Genetic analysis among patients with dilated cardiomyopathy (DCM) is becoming an important part of clinical assessment, as it is in hypertrophic cardiomyopathy (HCM). The genetics of DCM is complex and therefore next-generation sequencing strategies are essential when providing genetic diagnostics. To achieve maximum yield, the diagnostic approach should include comprehensive clinical phenotyping combined with high-quality, high-coverage deep sequencing of DCM-associated genes and clinical variant classification as a basis for defining true yield in genetic testing. Our study has combined a novel sequencing strategy and clinical interpretation to analyse the yield and genotype–phenotype correlations among well-phenotyped Finnish DCM patients.
Despite our increased understanding of the genetic basis of dilated cardiomyopathy (DCM), the clinical utility and yield of clinically meaningful findings of comprehensive next-generation sequencing (NGS)-based genetic diagnostics in DCM has been poorly described.
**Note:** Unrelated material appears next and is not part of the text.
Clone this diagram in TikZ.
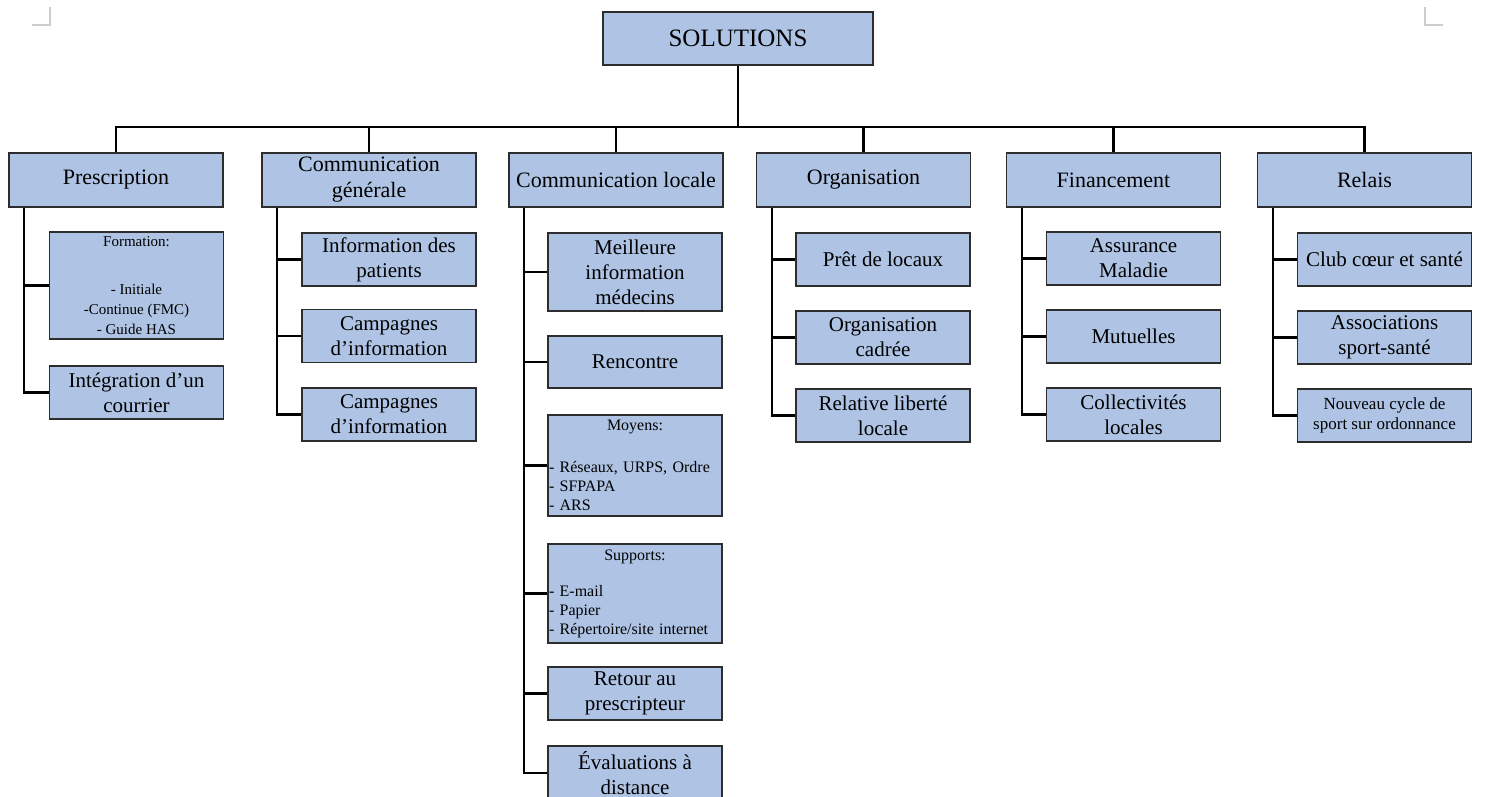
\documentclass[tikz,border=0pt]{standalone}
\usepackage{fontspec}
\setmainfont{Liberation Serif}
\definecolor{boxfill}{RGB}{175,196,229}
\definecolor{boxline}{RGB}{45,45,45}
\definecolor{cornergray}{RGB}{205,205,205}
\begin{document}
\begin{tikzpicture}[x=1pt,y=-1pt,
  box/.style={draw=boxline, line width=1.3pt, fill=boxfill, inner sep=1pt, align=center, text=black},
  rootbox/.style={box, minimum width=270pt, minimum height=53pt, font=\fontsize{25}{30}\selectfont},
  headbox/.style={box, minimum width=214pt, minimum height=54pt, font=\fontsize{22}{26}\selectfont},
  leafbox/.style={box, minimum width=174pt, minimum height=53pt, font=\fontsize{21}{25}\selectfont},
  listbox/.style={box, text width=172pt, align=left, font=\fontsize{16}{19}\selectfont},
  link/.style={draw=black, line width=2.2pt},
  cornerline/.style={draw=cornergray, line width=1.5pt}
]
\useasboundingbox (0,0) rectangle (1485,796);

% page corner marks
\draw[cornerline] (32,25) -- (50,25) -- (50,7);
\draw[cornerline] (1443,25) -- (1425,25) -- (1425,7);

% root
\node[rootbox] (root) at (738,38.5) {SOLUTIONS};

% level 2
\node[headbox] (pre) at (116,180) {Prescription};
\node[headbox] (cg)  at (369,180) {Communication\\générale};
\node[headbox] (cl)  at (616,180) {Communication locale};
\node[headbox] (org) at (863.5,180) {Organisation};
\node[headbox] (fin) at (1113.5,180) {Financement};
\node[headbox] (rel) at (1364.5,180) {Relais};

% Prescription
\node[box, minimum width=174pt, minimum height=107pt, font=\fontsize{15}{20}\selectfont] (pf1) at (136.5,285.5)
  {Formation:\\[28pt]- Initiale\\-Continue (FMC)\\- Guide HAS};
\node[leafbox] (pf2) at (136.5,392.5) {Intégration d’un\\courrier};

% Communication generale
\node[leafbox] (cg1) at (389,259.5) {Information des\\patients};
\node[leafbox] (cg2) at (389,336) {Campagnes\\d’information};
\node[leafbox] (cg3) at (389,414.5) {Campagnes\\d’information};

% Communication locale
\node[leafbox, minimum height=78pt] (cl1) at (635,272) {Meilleure\\information\\médecins};
\node[leafbox, minimum height=52pt] (cl2) at (635,362) {Rencontre};
\node[listbox, minimum height=101pt] (cl3) at (635,465.5)
  {\makebox[172pt]{Moyens:}\\[23pt]- Réseaux, URPS, Ordre\\- SFPAPA\\- ARS};
\node[listbox, minimum height=99pt] (cl4) at (635,593.5)
  {\makebox[172pt]{Supports:}\\[17pt]- E-mail\\- Papier\\- Répertoire/site internet};
\node[leafbox] (cl5) at (635,693.5) {Retour au\\prescripteur};
\node[leafbox, minimum height=54pt] (cl6) at (635,773) {Évaluations à\\distance};

% Organisation
\node[leafbox] (or1) at (883,259.5) {Prêt de locaux};
\node[leafbox] (or2) at (883,337.5) {Organisation\\cadrée};
\node[leafbox] (or3) at (883,415.5) {Relative liberté\\locale};

% Financement
\node[leafbox] (fi1) at (1133.5,258.5) {Assurance\\Maladie};
\node[leafbox] (fi2) at (1133.5,336.5) {Mutuelles};
\node[leafbox] (fi3) at (1133.5,414.5) {Collectivités\\locales};

% Relais
\node[leafbox] (re1) at (1384.5,259.5) {Club cœur et santé};
\node[leafbox] (re2) at (1384.5,337.5) {Associations\\sport-santé};
\node[leafbox, font=\fontsize{17}{20}\selectfont] (re3) at (1384.5,415.5) {Nouveau cycle de\\sport sur ordonnance};

% root to level 2
\coordinate (bus) at (738,127);
\foreach \h in {pre,cg,cl,org,fin,rel}
  \draw[link] (\h.north) -- (\h.north |- bus) -| (root.south);

% level 2 to leaves
\foreach \p/\c in {pre/pf1,pre/pf2,cg/cg1,cg/cg2,cg/cg3,cl/cl1,cl/cl2,cl/cl3,cl/cl4,cl/cl5,cl/cl6,org/or1,org/or2,org/or3,fin/fi1,fin/fi2,fin/fi3,rel/re1,rel/re2,rel/re3}
  \draw[link] ([xshift=16pt]\p.south west) |- (\c.west);
\end{tikzpicture}
\end{document}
We utilized a high-quality oligonucleotide-selective sequencing (OS-Seq)-based targeted sequencing panel to investigate the genetic landscape of DCM in Finnish population and to evaluate the utility of OS-Seq technology as a novel comprehensive diagnostic tool.
Using OS-Seq, we targeted and sequenced the coding regions and splice junctions of 101 genes associated with cardiomyopathies in 145 unrelated Finnish patients with DCM. We developed effective bioinformatic variant filtering strategy and implemented strict variant classification scheme to reveal diagnostic yield and genotype–phenotype correlations. Implemented OS-Seq technology provided high coverage of the target region (median coverage 410× and 99.42% of the nucleotides were sequenced at least 15× read depth). Diagnostic yield was 35.2% (familial 47.6% and sporadic 25.6%, P = 0.004) when both pathogenic and likely pathogenic variants are considered as disease causing. Of these, 20 (53%) were titin ( TTN) truncations (non-sense and frameshift) affecting all TTN transcripts. TTN truncations accounted for 20.6% and 14.6% of the familial and sporadic DCM cases, respectively.